Wednesday 6 October 2010

The Infidel (2010)

So I finally got to see the Omid Djalili/David Baddiel "I was adopted by Muslims but it turns out I'm a Jew" film.
And it was ok, I never expected it to be fantastic, I wanted it to be fantastic but knew from the trailer that it wouldn't be. Good concept though, a sort of Jewish Pygmalion...
Some good gags, but glad I waited to rent it from the library rather than buying it. It was, in the end, too much about how everyone should just try to get along and that ain't going to happen just because Omid falls over a few times and eats a dumpling.

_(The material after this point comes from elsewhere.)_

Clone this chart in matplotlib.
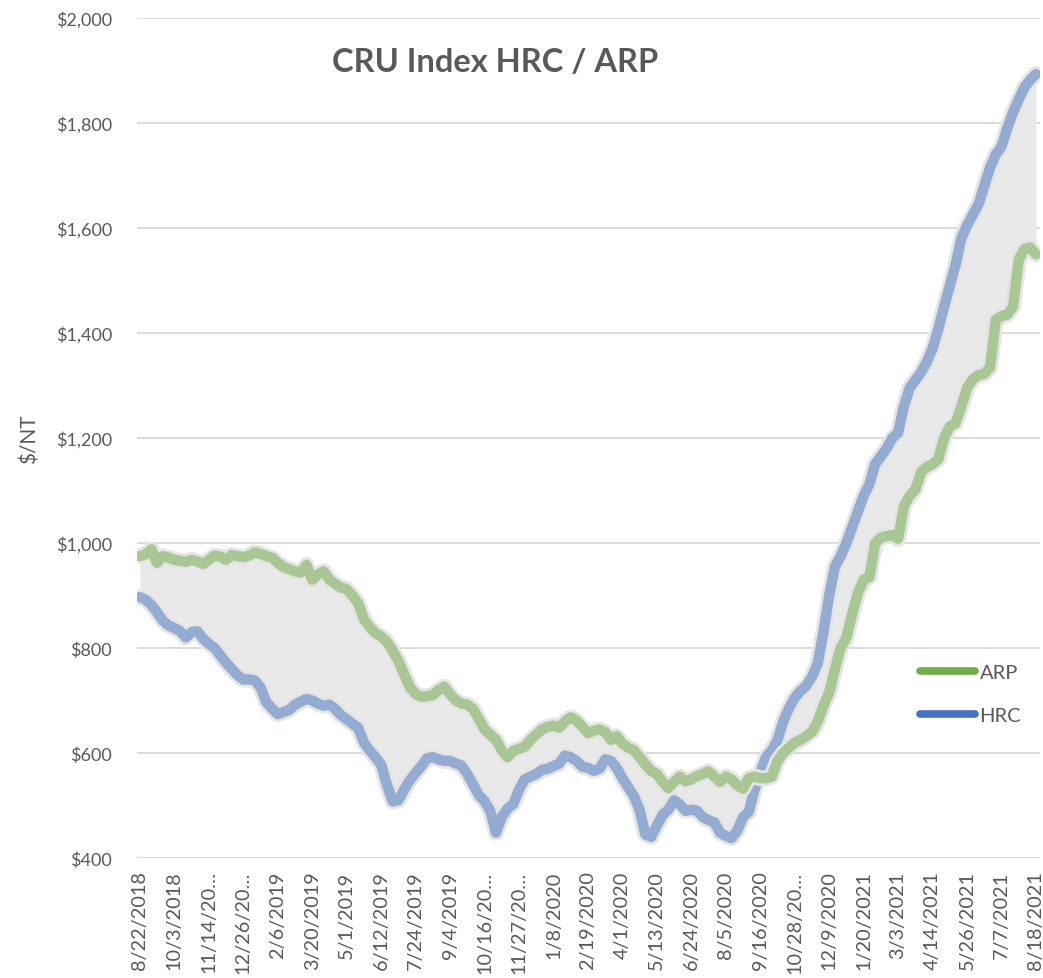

King Lear (York Theatre Royal)

Anna and I went to a fundraising event in York, it was a recorded reading of King Lear with a bunch of well known actors, they were there firstly to raise money for the theatre and secondly to celebrate the life and work of Freddie Jones -who played Lear.
Well, we certainly celebrated his life afterwards as I got to go after-partying way into the night and had far too much to drink! But I shall review the reading not the party, maybe i should have a separate blog for parties- though it wouldn't say anything because the best parties are the ones I'm too pissed to remember!
Freddie was great as Lear but the people I really enjoyed were Patterson Joseph as Edgar, the guy who played Kent and all the girls- particulalry Niamh Cusack's horrible flirty Goneril. I liked meeting her afterwards she was lovely. I told Freddie that he was my favourite Ghost of Motley Hall and that made him laugh, especially as I added "Don't tell Nick," who was of course there too, how else could I go to the after-party!? So Nick le Prevost played Gloucester and it turns out hearing someone get their eyes ripped out is still as horrific as watching it.
I will stick a picture up here when the theatre posts some- (edit: rubbish photo!)